Al flamante (auto)empleado se le anima a que abandone el pathos dickensiano de su antecesor fabril. Él debe contemplar la dedicación laboral como lo haría un vídeoartista berlinés: es la oportunidad que el destino le da para que deje en la experiencia una muesca de su singularidad. Por virtud de esta treta conceptual, el trabajo dejará lentamente de ser la violencia que el orden de la economía ejerce sobre nuestra existencia para transformarse en su contrario: el canal por el que hombre accede al horizonte de su libertad. Costumbres primitivas como dormir ocho horas o la estricta observancia de una jornada laboral serán vistas con extrema suspicacia. Por eso resuenan en las bocas de muchos gurús de la nueva economía las palabras del viejo Franklin: “¡Cuánto desperdiciamos durmiento sin pensar (…) que ya tendremos tiempo de dormir en la tumba”. Para este sujeto productivo de nueva generación, el trabajo ha de ser exhibido como una señal de estatus. Estar ocupado no es ya una fatalidad, es tendencia. Y no lo es en vano: en un orden laboral en el que todos disfrutamos de las mismas garantías que un parado, el frenesí se ha convertido en la predestinación de la nueva burguesía. Jamás sabremos cuándo caeremos en las simas de la pobreza. Pero mientras empeñemos cada segundo de nuestra vida en producir, podremos convencernos de que seguimos siendo aún parte de los elegidos.

El sistema está en pleno reajuste. Quiere alcanzar ese punto en el que sea capaz de ahogar sin dejar marcas. Y llegamos justos de ideal a este fin de era.

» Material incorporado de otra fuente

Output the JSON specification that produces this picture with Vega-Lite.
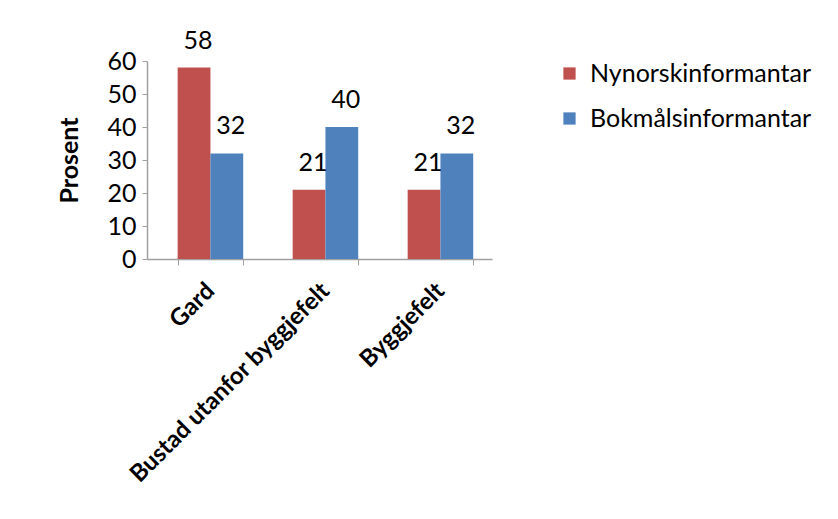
{
  "$schema": "https://vega.github.io/schema/vega-lite/v6.json",
  "width": 345,
  "height": 198,
  "autosize": "none",
  "padding": {"left": 147, "top": 61, "right": 346, "bottom": 260},
  "background": "white",
  "config": {"view": {"stroke": null}},
  "data": {
    "values": [
      {"kategori": "Gard", "gruppe": "Nynorskinformantar", "prosent": 58},
      {"kategori": "Gard", "gruppe": "Bokmålsinformantar", "prosent": 32},
      {"kategori": "Bustad utanfor byggjefelt", "gruppe": "Nynorskinformantar", "prosent": 21},
      {"kategori": "Bustad utanfor byggjefelt", "gruppe": "Bokmålsinformantar", "prosent": 40},
      {"kategori": "Byggjefelt", "gruppe": "Nynorskinformantar", "prosent": 21},
      {"kategori": "Byggjefelt", "gruppe": "Bokmålsinformantar", "prosent": 32}
    ]
  },
  "encoding": {
    "x": {
      "field": "kategori",
      "type": "nominal",
      "sort": ["Gard", "Bustad utanfor byggjefelt", "Byggjefelt"],
      "scale": {"paddingInner": 0.43, "paddingOuter": 0.215, "align": 0.62},
      "axis": {
        "title": null,
        "labelAngle": -45,
        "labelAlign": "right",
        "labelBaseline": "middle",
        "labelFont": "Lato",
        "labelFontSize": 24,
        "labelFontWeight": "bold",
        "labelColor": "black",
        "labelLimit": 0,
        "labelPadding": 22,
        "domainColor": "#a0a0a0",
        "domainWidth": 1.5,
        "tickColor": "#a0a0a0",
        "tickBand": "extent",
        "tickSize": 6,
        "labelOffset": 0
      }
    },
    "xOffset": {
      "field": "gruppe",
      "type": "nominal",
      "sort": ["Nynorskinformantar", "Bokmålsinformantar"]
    },
    "y": {
      "field": "prosent",
      "type": "quantitative",
      "scale": {"domain": [0, 60]},
      "axis": {
        "title": "Prosent",
        "titleFont": "Lato",
        "titleFontSize": 25,
        "titleFontWeight": "bold",
        "titleColor": "black",
        "titlePadding": 24,
        "values": [0, 10, 20, 30, 40, 50, 60],
        "labelFont": "Lato",
        "labelFontSize": 25,
        "labelColor": "black",
        "labelPadding": 6,
        "grid": false,
        "domainColor": "#a0a0a0",
        "domainWidth": 1.5,
        "tickColor": "#a0a0a0",
        "tickSize": 5
      }
    }
  },
  "layer": [
    {
      "mark": {"type": "bar"},
      "encoding": {
        "color": {
          "field": "gruppe",
          "type": "nominal",
          "sort": ["Nynorskinformantar", "Bokmålsinformantar"],
          "scale": {
            "domain": ["Nynorskinformantar", "Bokmålsinformantar"],
            "range": ["#C0504D", "#4F81BD"]
          },
          "legend": {
            "title": null,
            "orient": "none",
            "legendX": 410,
            "legendY": 0,
            "symbolType": "square",
            "symbolSize": 150,
            "symbolStrokeWidth": 0,
            "labelFont": "Lato",
            "labelFontSize": 25,
            "labelColor": "black",
            "labelLimit": 0,
            "rowPadding": 19,
            "labelOffset": 8
          }
        }
      }
    },
    {
      "mark": {"type": "text", "dy": -27, "dx": 4, "font": "Lato", "fontSize": 25, "color": "black"},
      "encoding": {
        "text": {"field": "prosent", "type": "quantitative"}
      }
    }
  ]
}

Parece que nos vale con pedirle al dinero un poco de ética. Sin embargo, en los laboratorios de la desigualdad se trabaja intensamente para dar con nuevas e ingeniosas fórmulas de explotación humana. Y, mientras en las plazas nos distraemos con las fulgurantes luchas entre castas emergentes y castas residuales, la dominación de clase se perpetúa como el motor inmóvil de nuestro orden social. “¡La seguridad laboral es para pussies!”, “¡más micro-crédito para las PYMES!”, y “¡crear valor es el arte del siglo XXI!” parecen ser los gritos mistificadores de esta revolución alentada desde los cuarteles de la riqueza. Quizá ahora sí podamos entender en qué sentido mi emprendedor de Legazpi podía, con todo derecho, reclamar para sí el título del “buen emprendedor”: tenía la clara conciencia de que entre su emprendimiento y la miseria no había ninguna frontera.